Describing Images to Visually Impaired Users
Jun 2020 - ongoing
Efficient and Effective Visual Content Description for Visually Impaired Users
Images are an increasingly used form of communication in traditional and new media. They support, complement, and sometimes substitute the information provided by the textual narration of a story; they enable and facilitate the analysis of complex phenomena; and, sometimes, they frame and contextualize a narrative, helping conveying emotions and opinions.
However, Images are usually not accessible to people with vision impairments. Arguably, this is mainly due to issues of cost, scalability, timeliness, and quality. Professional manual captioning can produce high-quality image descriptions, but the activity is time-consuming and, therefore, expensive. Even when good-quality manual captioning can be achieved at scale —for instance, thanks to volunteers or paid workers operating on. Web-based microtask platforms like — the large volume of images that are produced daily imposes severe limits on the timely availability of image descriptions. Recent work on automatic image description and captioning based on machine (deep) learning shows that it is possible to describe the content of images at scale, at a low cost, and in a timely fashion. Alas, the quality of the resulting annotations highly varies across domains and languages.

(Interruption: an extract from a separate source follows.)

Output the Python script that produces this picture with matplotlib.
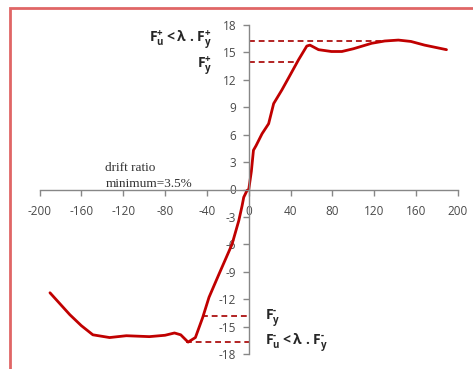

This project seeks to develop a better understanding of the relationship that exists between the information needs of visually impaired readers, their modes of interaction with different types of images (photographs, drawings, and infographics), and the technical capabilities of current Crowd Computing approaches for content analysis. The project will build upon previous works and insight of research projects by Dedicon and will adopt a mixed-methods approach combining state-of-the-art methods and tools in design and computer science.